Abstract:
To alleviate the challenges of ignition difficulty, slow flame propagation, and knock tendency in large-bore natural gas engines operating under lean-burn conditions, the effects of hydrogen-assisted turbulent jet ignition on reliable ignition and significantly acceleration of flame development were studied by computational fluid dynamics. The effects of single-injection strategies and double-injection strategies on jet characteristics and combustion performance were investigated at a fixed hydrogen energy fraction of 9%, with injection timings set at 330° and 90° crankshaft angle before top dead center (BTDC) of the pison compression stroke.

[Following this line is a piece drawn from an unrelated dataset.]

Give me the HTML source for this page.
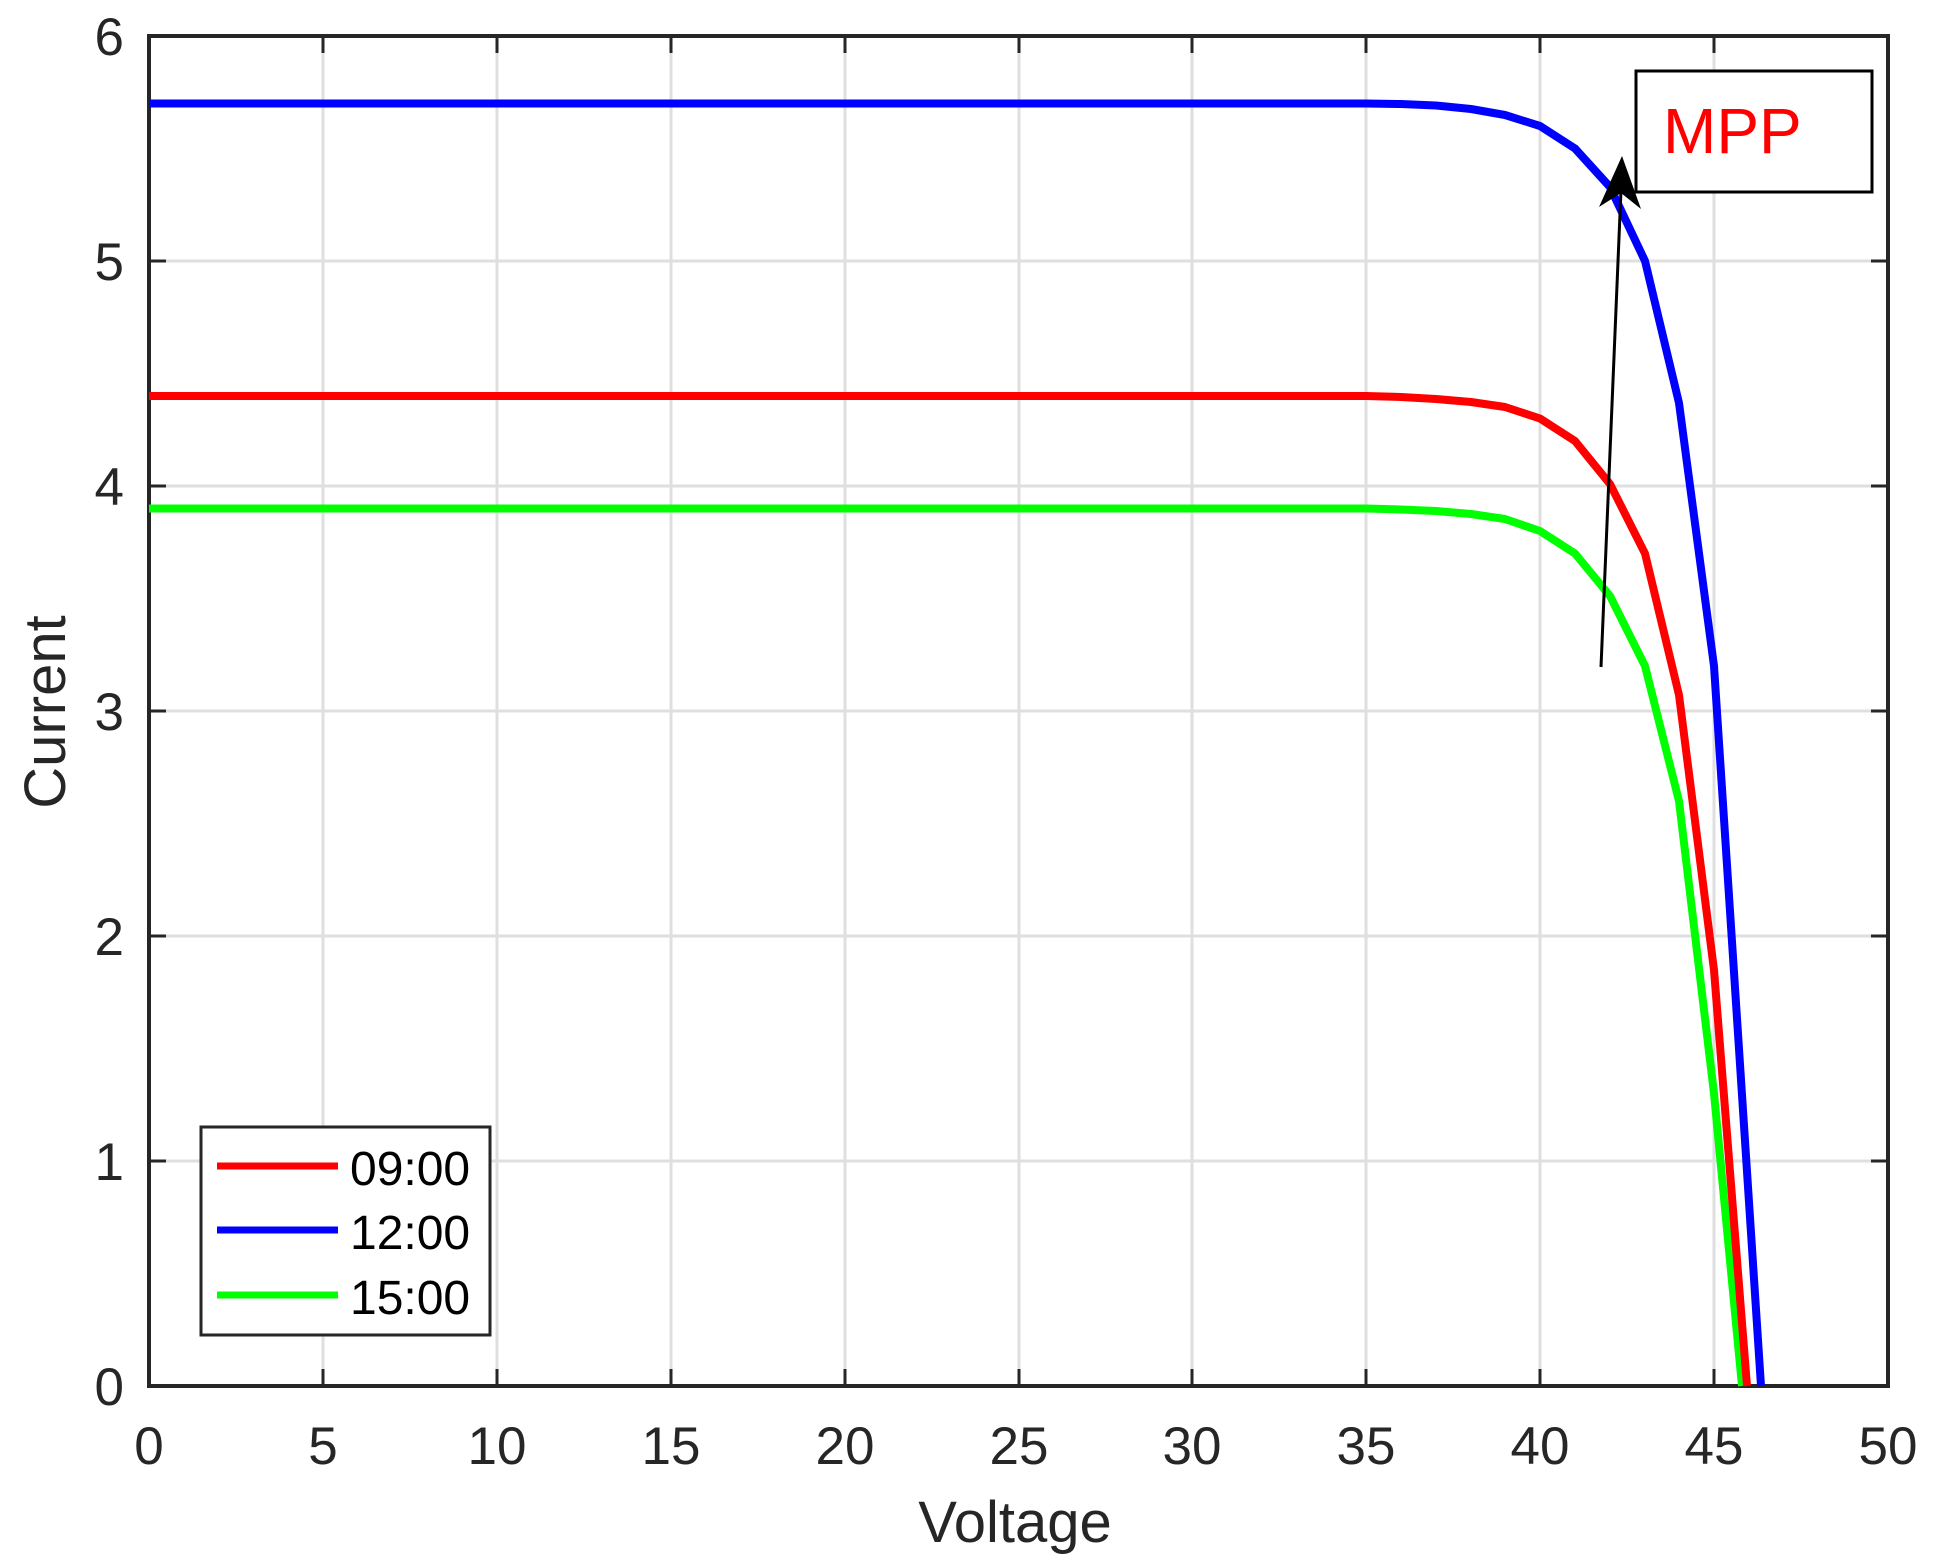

The results show that the pressure difference between the pre-chamber and the main chamber increases initially and then decreases during the jet-ignition process. The single early-injection strategy exhibits the highest jet-flame velocity and temperature. Under the double-injection strategy, local flame quenching occurs near the orifices, and ignition is governed by the jet-flame mechanism. The jet flame develops a hydrogen-wrapped structure and exhibits combustion stratification characterized by locally fuel-rich zones and globally lean-burn regions. Compared with the baseline engine, the double-injection strategy increases the indicated thermal efficiency to 44.02%. As the mass of hydrogen introduced during the late injection (90° BTDC) increases, more unburned hydrogen is transported directly into the main chamber for combustion, resulting in an extended jet-ignition duration. At similar indicated thermal efficiency, the NO
x specific emissions decrease by 24.26%.